In a recent edition of the New York Times, Edward Rothstein wrote a review of the National Watch and Clock Museum in Columbia, Pennsylvania that contained some (if you will excuse the phrase) eternal questions.


“What exists everywhere in the universe but occupies no space?”


“What can be measured – but not seen, heard, smelled, tasted, nor held in our hands?”


“What can be spent, saved, frittered away or killed – but never destroyed?”


Time of course.


“Where does time go after it passes?


“What are we really measuring when we tell time?”


“In what ways does measuring time end up shaping time? How does shaping time affect how we think and act?”


Rothstein proposes, “The measuring of time may be the defining act of civilization.

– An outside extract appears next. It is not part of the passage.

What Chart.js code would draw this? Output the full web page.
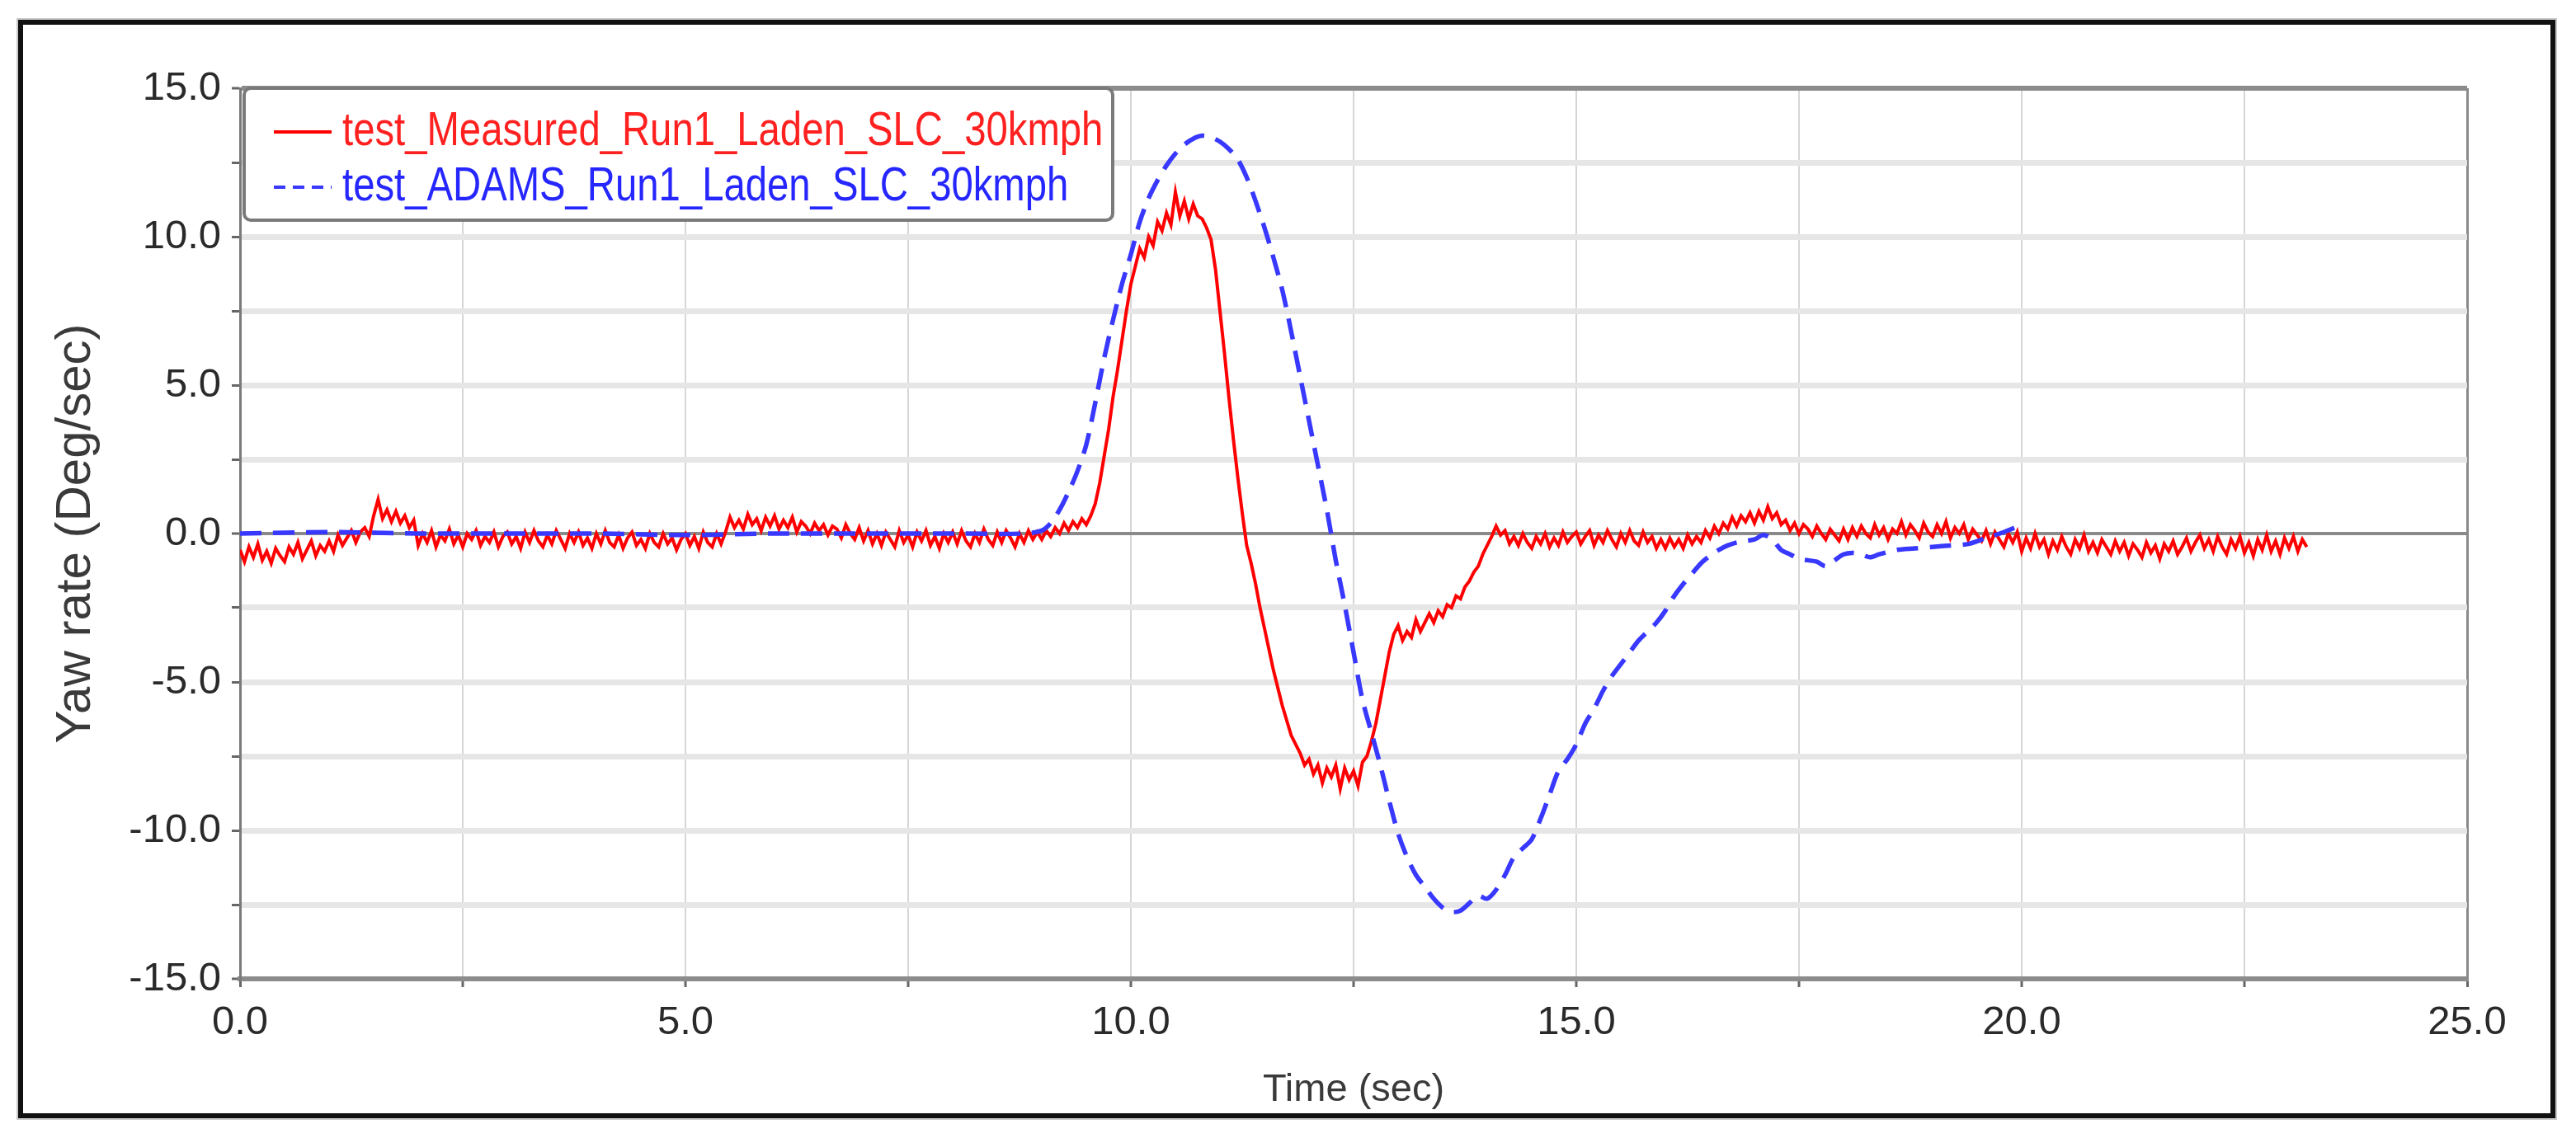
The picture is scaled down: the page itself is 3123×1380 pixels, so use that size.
<!DOCTYPE html>
<html>
<head>
<meta charset="utf-8">
<title>Yaw rate</title>
<script src="https://cdn.jsdelivr.net/npm/chart.js@4.4.1/dist/chart.umd.min.js"></script>
<style>
	html, body { margin: 0; padding: 0; background: #fff; }
	canvas { display: block; }
</style>
</head>
<body>
<canvas id="yawChart" width="3123" height="1380"></canvas>
<script>
// Series names, as in the legend
const seriesNames = [
	"test_Measured_Run1_Laden_SLC_30kmph",
	"test_ADAMS_Run1_Laden_SLC_30kmph",
];

// Measured yaw rate (deg/s), one sample every 0.05 s starting at t = 0
// (one row per second)
const measuredStep = 0.05;
const measuredYaw = [
	-0.55, -0.95, -0.45, -0.8, -0.35, -0.9, -0.6, -1.0, -0.5, -0.75, -0.95, -0.45, -0.7, -0.3, -0.85, -0.55, -0.25, -0.75, -0.4, -0.6,
	-0.25, -0.6, -0.05, -0.4, -0.15, 0.1, -0.3, 0.05, 0.2, -0.1, 0.6, 1.15, 0.5, 0.8, 0.4, 0.75, 0.35, 0.6, 0.2, 0.45,
	-0.4, 0.0, -0.3, 0.1, -0.45, -0.05, -0.25, 0.15, -0.35, -0.05, -0.45, 0.0, -0.2, 0.1, -0.4, -0.1, -0.3, 0.05, -0.45, -0.1,
	0.05, -0.35, -0.1, -0.5, 0.05, -0.3, 0.1, -0.25, -0.45, -0.05, -0.35, 0.1, -0.2, -0.5, 0.0, -0.3, 0.05, -0.4, -0.15, -0.5,
	0.0, -0.35, 0.1, -0.3, -0.45, -0.05, -0.5, -0.15, 0.05, -0.4, -0.2, -0.5, 0.0, -0.3, -0.45, 0.0, -0.35, -0.15, -0.55, -0.2,
	0.0, -0.4, -0.1, -0.5, 0.05, -0.3, -0.45, 0.0, -0.35, 0.05, 0.55, 0.2, 0.45, 0.15, 0.65, 0.3, 0.5, 0.1, 0.55, 0.25,
	0.6, 0.15, 0.45, 0.2, 0.55, 0.05, 0.4, 0.25, 0.0, 0.35, 0.1, 0.3, -0.05, 0.25, 0.15, -0.15, 0.3, 0.0, -0.2, 0.2,
	-0.25, 0.1, -0.35, 0.0, -0.4, 0.05, -0.2, -0.45, 0.1, -0.3, -0.05, -0.45, 0.05, -0.25, 0.1, -0.4, -0.1, -0.5, 0.0, -0.3,
	0.05, -0.35, 0.1, -0.25, -0.45, 0.0, -0.3, 0.15, -0.2, -0.4, 0.05, -0.3, 0.1, -0.15, -0.45, 0.0, -0.3, 0.1, -0.2, 0.05,
	-0.2, 0.1, -0.1, 0.2, 0.0, 0.35, 0.1, 0.4, 0.2, 0.5, 0.3, 0.6, 1.0, 1.7, 2.6, 3.5, 4.6, 5.5, 6.5, 7.5,
	8.4, 9.0, 9.6, 9.3, 10.0, 9.7, 10.5, 10.2, 10.8, 10.4, 11.5, 10.7, 11.2, 10.6, 11.1, 10.7, 10.6, 10.3, 9.9, 8.9,
	7.5, 6.1, 4.6, 3.2, 1.9, 0.7, -0.4, -1.0, -1.7, -2.5, -3.2, -3.9, -4.6, -5.2, -5.8, -6.3, -6.8, -7.1, -7.4, -7.8,
	-7.6, -8.1, -7.8, -8.4, -7.9, -8.2, -7.8, -8.6, -7.9, -8.3, -8.0, -8.5, -7.7, -7.5, -7.0, -6.4, -5.6, -4.8, -4.0, -3.4,
	-3.1, -3.6, -3.3, -3.5, -2.9, -3.3, -3.0, -2.7, -3.0, -2.6, -2.8, -2.4, -2.5, -2.1, -2.2, -1.8, -1.6, -1.3, -1.1, -0.7,
	-0.4, -0.1, 0.25, -0.05, 0.1, -0.35, -0.1, -0.4, 0.0, -0.3, -0.5, -0.1, -0.35, 0.0, -0.45, -0.15, -0.4, 0.05, -0.3, -0.1,
	0.05, -0.35, -0.1, 0.1, -0.4, -0.05, -0.3, 0.1, -0.2, -0.45, 0.0, -0.3, 0.1, -0.25, -0.4, 0.05, -0.3, -0.1, -0.5, -0.2,
	-0.5, -0.15, -0.45, -0.2, -0.5, -0.05, -0.35, -0.1, -0.3, 0.1, -0.15, 0.25, 0.0, 0.35, 0.15, 0.55, 0.25, 0.6, 0.4, 0.7,
	0.35, 0.75, 0.45, 0.9, 0.5, 0.7, 0.3, 0.45, 0.1, 0.35, 0.0, 0.3, 0.15, -0.1, 0.25, 0.0, -0.2, 0.15, -0.05, -0.25,
	0.15, -0.2, 0.2, -0.1, 0.25, 0.0, -0.15, 0.3, -0.05, 0.2, -0.2, 0.15, 0.0, 0.4, -0.05, 0.3, 0.1, -0.15, 0.35, 0.05,
	-0.1, 0.3, 0.0, 0.4, -0.15, 0.2, 0.0, 0.3, -0.2, 0.15, -0.05, -0.25, 0.1, -0.35, 0.05, -0.2, -0.45, 0.0, -0.3, 0.05,
	-0.6, -0.15, -0.5, 0.0, -0.45, -0.2, -0.7, -0.25, -0.55, -0.1, -0.45, -0.7, -0.2, -0.5, -0.05, -0.6, -0.3, -0.65, -0.2, -0.45,
	-0.7, -0.25, -0.6, -0.3, -0.75, -0.35, -0.55, -0.8, -0.3, -0.65, -0.4, -0.85, -0.35, -0.6, -0.25, -0.7, -0.45, -0.15, -0.6, -0.3,
	-0.05, -0.5, -0.2, -0.6, -0.1, -0.45, -0.7, -0.2, -0.5, -0.1, -0.65, -0.3, -0.75, -0.2, -0.55, -0.05, -0.6, -0.25, -0.7, -0.15,
	-0.5, -0.1, -0.6, -0.2, -0.45,
];

// ADAMS simulation yaw rate (deg/s)
const adamsTime = [
	0, 1, 2, 3, 4, 5, 6, 7, 8, 8.8,
	9.0, 9.1, 9.2, 9.3, 9.4, 9.5, 9.6, 9.7, 9.8, 9.9,
	10.0, 10.1, 10.2, 10.3, 10.4, 10.5, 10.6, 10.7, 10.8, 10.9,
	11.0, 11.1, 11.2, 11.3, 11.4, 11.5, 11.6, 11.7, 11.8, 11.9,
	12.0, 12.1, 12.2, 12.3, 12.4, 12.5, 12.6, 12.7, 12.8, 12.9,
	13.0, 13.1, 13.2, 13.3, 13.4, 13.5, 13.6, 13.7, 13.8, 13.9,
	14.0, 14.1, 14.2, 14.3, 14.4, 14.5, 14.6, 14.7, 14.8, 14.9,
	15.0, 15.1, 15.2, 15.3, 15.4, 15.5, 15.6, 15.7, 15.8, 15.9,
	16.0, 16.1, 16.2, 16.3, 16.4, 16.5, 16.6, 16.7, 16.8, 16.9,
	17.0, 17.1, 17.2, 17.3, 17.4, 17.5, 17.6, 17.7, 17.8, 17.9,
	18.0, 18.1, 18.2, 18.3, 18.4, 18.6, 18.8, 19.0, 19.2, 19.4,
	19.6, 19.8, 20.0,
];
const adamsYaw = [
	0.0, 0.05, 0.0, 0.0, 0.0, -0.05, 0.0, 0.0, 0.0, 0.0,
	0.1, 0.35, 0.8, 1.4, 2.1, 3.0, 4.4, 5.9, 7.2, 8.4,
	9.4, 10.5, 11.3, 11.9, 12.4, 12.8, 13.1, 13.3, 13.4, 13.35,
	13.2, 12.95, 12.6, 12.0, 11.2, 10.3, 9.3, 8.2, 6.8, 5.3,
	3.8, 2.3, 0.8, -0.9, -2.4, -4.0, -5.6, -6.7, -7.8, -9.0,
	-10.1, -10.9, -11.5, -11.9, -12.3, -12.6, -12.75, -12.7, -12.45, -12.2,
	-12.3, -12.0, -11.5, -10.9, -10.6, -10.3, -9.6, -8.8, -8.0, -7.6,
	-7.1, -6.4, -5.9, -5.3, -4.8, -4.4, -4.0, -3.6, -3.3, -3.0,
	-2.6, -2.1, -1.7, -1.35, -1.0, -0.75, -0.55, -0.4, -0.3, -0.25,
	-0.2, -0.05, -0.2, -0.55, -0.7, -0.85, -0.9, -0.95, -1.1, -0.9,
	-0.7, -0.65, -0.7, -0.8, -0.7, -0.55, -0.5, -0.45, -0.4, -0.35,
	-0.15, 0.05, 0.3,
];

// Axis ranges and the ticks that carry a label
const xRange = [0, 25];
const yRange = [-15, 15];
const gridStep = 2.5;
const xLabelValues = [0, 5, 10, 15, 20, 25];
const yLabelValues = [-15, -10, -5, 0, 5, 10, 15];

const textFont = "'Liberation Sans', Arial, sans-serif";

const measuredPoints = measuredYaw.map((v, i) => ({ x: +(i * measuredStep).toFixed(2), y: v }));
const adamsPoints = adamsTime.map((t, i) => ({ x: t, y: adamsYaw[i] }));

// Outer black frame round the whole figure
const framePlugin = {
	id: "frame",
	afterDraw(chart) {
		const { ctx } = chart;
		ctx.save();
		ctx.strokeStyle = "#c8c8c8";
		ctx.lineWidth = 2;
		ctx.strokeRect(21, 23, 3078, 1334);
		ctx.strokeStyle = "#111";
		ctx.lineWidth = 6;
		ctx.strokeRect(25, 27, 3070, 1326);
		ctx.restore();
	},
};

// Legend box drawn inside the plot, top left; the text is set a little narrow
const boxLegendPlugin = {
	id: "boxLegend",
	afterDatasetsDraw(chart) {
		const { ctx, chartArea } = chart;
		const x = chartArea.left + 5;
		const y = chartArea.top;
		const w = 1053;
		const h = 160;
		ctx.save();
		ctx.beginPath();
		ctx.roundRect(x, y, w, h, 8);
		ctx.fillStyle = "#fff";
		ctx.fill();
		ctx.strokeStyle = "#7a7a7a";
		ctx.lineWidth = 4;
		ctx.stroke();

		const rows = [53, 120];
		chart.data.datasets.forEach((ds, i) => {
			const ly = y + rows[i];
			ctx.beginPath();
			ctx.setLineDash(ds.legendDash || []);
			ctx.strokeStyle = ds.borderColor;
			ctx.lineWidth = 4;
			ctx.moveTo(x + 36, ly);
			ctx.lineTo(x + 106, ly);
			ctx.stroke();
			ctx.setLineDash([]);

			ctx.save();
			ctx.translate(x + 119, ly);
			ctx.scale(0.815, 1);
			ctx.fillStyle = ds.legendTextColor;
			ctx.font = `58px ${textFont}`;
			ctx.textBaseline = "middle";
			ctx.textAlign = "left";
			ctx.fillText(ds.label, 0, 0);
			ctx.restore();
		});
		ctx.restore();
	},
};

new Chart(document.getElementById("yawChart"), {
	type: "line",
	data: {
		datasets: [
			{
				label: seriesNames[0],
				data: measuredPoints,
				borderColor: "#ff0000",
				legendTextColor: "#ff2020",
				borderWidth: 4,
				pointRadius: 0,
				tension: 0,
				fill: false,
				order: 1,
			},
			{
				label: seriesNames[1],
				data: adamsPoints,
				borderColor: "#3838ff",
				legendTextColor: "#2626ff",
				borderWidth: 5.5,
				borderDash: [26, 14],
				legendDash: [14, 9],
				pointRadius: 0,
				tension: 0.3,
				fill: false,
				order: 0,
			},
		],
	},
	options: {
		responsive: false,
		animation: false,
		devicePixelRatio: 1,
		layout: {
			padding: { top: 107, right: 132, bottom: 0, left: 0 },
		},
		plugins: {
			legend: { display: false },
			tooltip: { enabled: false },
		},
		scales: {
			x: {
				type: "linear",
				min: xRange[0],
				max: xRange[1],
				afterFit: (scale) => {
					scale.height = 193;
				},
				ticks: {
					stepSize: gridStep,
					autoSkip: false,
					maxRotation: 0,
					padding: 14,
					color: "#2a2a2a",
					font: { family: textFont, size: 49 },
					callback: (v) => (xLabelValues.includes(v) ? v.toFixed(1) : ""),
				},
				grid: {
					color: (c) => (c.tick && (c.tick.value === 0 || c.tick.value === 25) ? "#8a8a8a" : "#d6d6d6"),
					lineWidth: (c) => (c.tick && (c.tick.value === 0 || c.tick.value === 25) ? 3 : 2),
					tickColor: "#666",
					tickWidth: 3,
					tickLength: 10,
				},
				border: { display: true, color: "#8c8c8c", width: 6 },
				title: {
					display: true,
					text: "Time (sec)",
					color: "#3a3a3a",
					font: { family: textFont, size: 47 },
					padding: { top: 0, bottom: 30 },
				},
			},
			y: {
				type: "linear",
				min: yRange[0],
				max: yRange[1],
				afterFit: (scale) => {
					scale.width = 291;
				},
				ticks: {
					stepSize: gridStep,
					autoSkip: false,
					padding: 13,
					color: "#2a2a2a",
					font: { family: textFont, size: 49 },
					callback: (v) => (yLabelValues.includes(v) ? v.toFixed(1) : ""),
				},
				grid: {
					color: (c) => {
						const v = c.tick && c.tick.value;
						if (v === 0) return "#8a8a8a";
						if (v === 15 || v === -15) return "#8c8c8c";
						return "#e6e6e6";
					},
					lineWidth: (c) => {
						const v = c.tick && c.tick.value;
						if (v === 0) return 4;
						if (v === 15 || v === -15) return 6;
						return 7;
					},
					tickColor: "#666",
					tickWidth: 3,
					tickLength: 10,
				},
				border: { display: true, color: "#7a7a7a", width: 3 },
				title: {
					display: true,
					text: "Yaw rate (Deg/sec)",
					color: "#3a3a3a",
					font: { family: textFont, size: 60 },
					padding: { top: 56, bottom: 0 },
				},
			},
		},
	},
	plugins: [framePlugin, boxLegendPlugin],
});
</script>
</body>
</html>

It makes planning and strategy possible. … It increases awareness of both constancy and change.”


Humans may have first “become aware of time through repetition. Something happens again and again, yet at each recurrence something else has changed: Time has passed. Sunrises, shadows, solstices: the regularities of such phenomena give pattern to experience.”


Rothstein goes on to describe some of the 12,000 timepieces in the museum.


What he fails to consider is the Buddhist belief that time (like separation) is an illusion.


Things to ponder – when you have a moment.